Bien sûr, ces deux artistes habitués de la scène n’ont aucun mal à choisir les airs qui leur conviennent le mieux. Mais pas que… On peut bien sûr être un peu surpris de l’ordre de certaines interventions, qui bouleversent parfois celui de la continuité des œuvres. Ainsi, les airs extraits de Tosca sont suivis du duo d’entrée de l’héroïne, et « Un bel di » de Butterfly précède le duo final de l’acte I. Dans tout ce programme Puccini, rien d’original, mais peut-être est-ce l’obligation pour que le public suive… Pas de surprise donc avec Manon Lescaut, l’air « Donna non vidi mai » donne à Piotr Beczala l’opportunité de briller dès les premières mesures et de « lancer » le concert à un haut niveau qu’il ne quittera plus. Aussitôt après, Sondra Radvanovsky, la chevelure libre, entre en scène dans une ample robe couleur corail improbable pour Manon. Et pourtant, aussitôt, le personnage est là, dans les vastes étendues désertes américaines, avec un « Sola, perduta, abbandonata » où l’intériorité du personnage se mêle à une impressionnante puissance vocale. Sans transition, Piotr Beczala enchaîne sur « Recondita Armonia » de Tosca, tout en nuances subtiles. Le « Vissi d’arte, vissi d’amore » de Sondra Radvanovsky est également un modèle de nuances, alternant les fameuses notes enflées, les diminuendos et les notes à pleine voix dont elle a le secret. « E lucevan le stelle » est dans la grande tradition, tandis que le duo d’entrée de Tosca réunit enfin les deux artistes. Ceux-ci ont l’habitude de chanter ensemble, que ce soit sur scène ou en concert, et se retrouvent visiblement avec gourmandise. C’est alors autant le domaine du jeu scénique, que celui du chant : Floria charme, persifle, menace, tout le personnage est là, devant un Mario plus moqueur que gêné, du grand théâtre. Les acclamations à chaque apparition et fin de prestation des protagonistes ne s’éteignent, presqu’à regret, qu’avec l’entracte.

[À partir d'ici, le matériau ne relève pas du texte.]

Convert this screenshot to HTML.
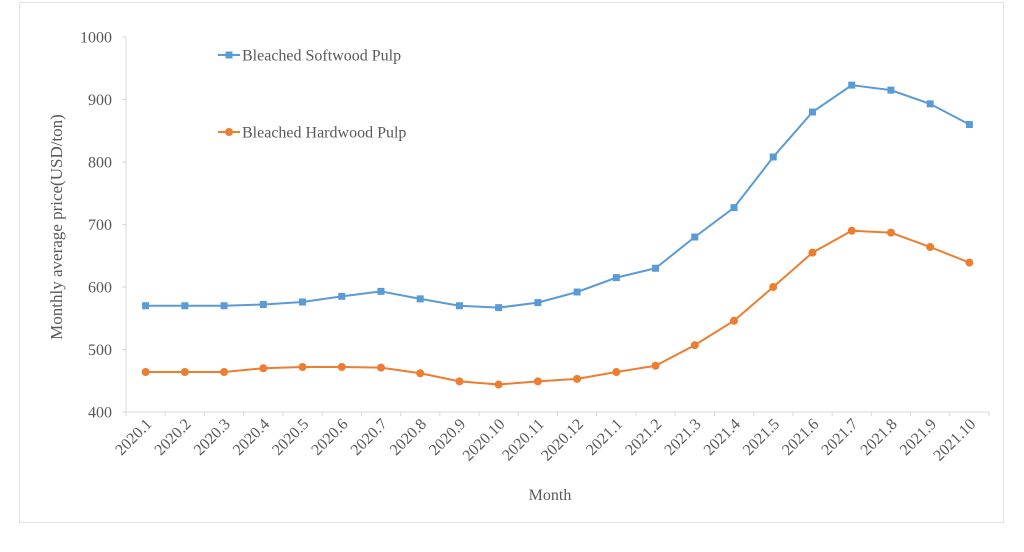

À la reprise, Sondra Radvanovsky arbore une ample robe à bustier à dominante dorée. Les cheveux noués en chignon, elle entre en scène avec un air primesautier et, surprise, avec une partition qu’elle dépose sur le pupitre préparé à cet effet, prenant soin d’expliquer avec humour qu’elle n’avait quasiment jamais chanté le rôle de Mimi depuis ses études, et qu’elle avait donc un trac épouvantable ! Et pourtant Mimi est bien là, avec ses vingt ans, ses velléités et ses hésitations, répondant à l’auto-présentation comme il se doit un rien matamore de Rodolphe par un délicieux « Si, mi chiamano Mimi ». La voix est étonnement allégée et jeune, Mirella Freni n’est pas loin, et d’autres fantômes du passé sont ravivés par le duo « O soave fanciulla ».
Changement total de registre, après « La Tregenda » de Le Villi, Sondra Radvanovsky entre en scène et attaque « In questa reggia » de Turandot. On sait que la cantatrice chante beaucoup le rôle à travers le monde, et est considérée comme l’une de ses meilleures titulaires. Il faut dire que c’est comme un choc, on reçoit la violence de ce personnage dont Birgit Nilsson avait en son temps imposé de nouveaux codes, mais si la puissance vocale de la cantatrice n’est pas loin de rejoindre celle de son illustre devancière, elle ajoute au personnage d’infinies nuances et variations de couleurs qui expriment à merveille la complexité du rôle. Le « Nessun dorma » qui suit n’est pas moins sophistiqué, peut-être même un peu trop car le ténor n’épargne rien pour y mettre tout ce que le public attend. Enfin, Madama Butterfly qui, comme La Bohème, n’est pas au répertoire courant des deux chanteurs, leur donne l’occasion de montrer à nouveau l’immense variété de leurs possibilités vocales, avec une interprétation mêlant les moments allégés et en toute puissance. Mais ce qui ne laisse de surprendre, c’est leur facilité de passer d’un registre à l’autre, d’un rôle à l’autre et les rendant parfaitement plausibles, tout en respectant le style du compositeur. Donc au total le plus bel hommage qui soit lui est ici rendu à l’occasion du centenaire de sa mort.
Peut-être pensez-vous qu’après un tel exercice nos chanteurs seraient en droit de prendre un repos bien mérité, eh bien vous vous trompez, car devant le triomphe de la salle trépignant debout, ils vont encore enchaîner trois bis, un peu incongrus dans leur choix par rapport au programme, mais que visiblement ils ont plaisir à offrir au public. Une sorte de best-of de leurs plus grands succès, l’air du prince Sou-Chong du Pays du sourire pour Piotr Beczala, et le « Pace, pace, mio Dio! » de La Forza del Destino pour Sondra Radvanovsky. On sait que celle-ci a souvent bissé l’air en représentation, sous la pression du public, et il faut dire que sa démonstration de ce soir soulève une fois encore l’admiration. Le « Brindisi » de La Traviata n’ajoute trop rien à ce programme déjà d’une rare richesse, où les notions de partage et de plaisir de chanter pour combler le public sont élevés au plus haut niveau.
Le même concert sera donné une seconde fois le dimanche 27 octobre 2024.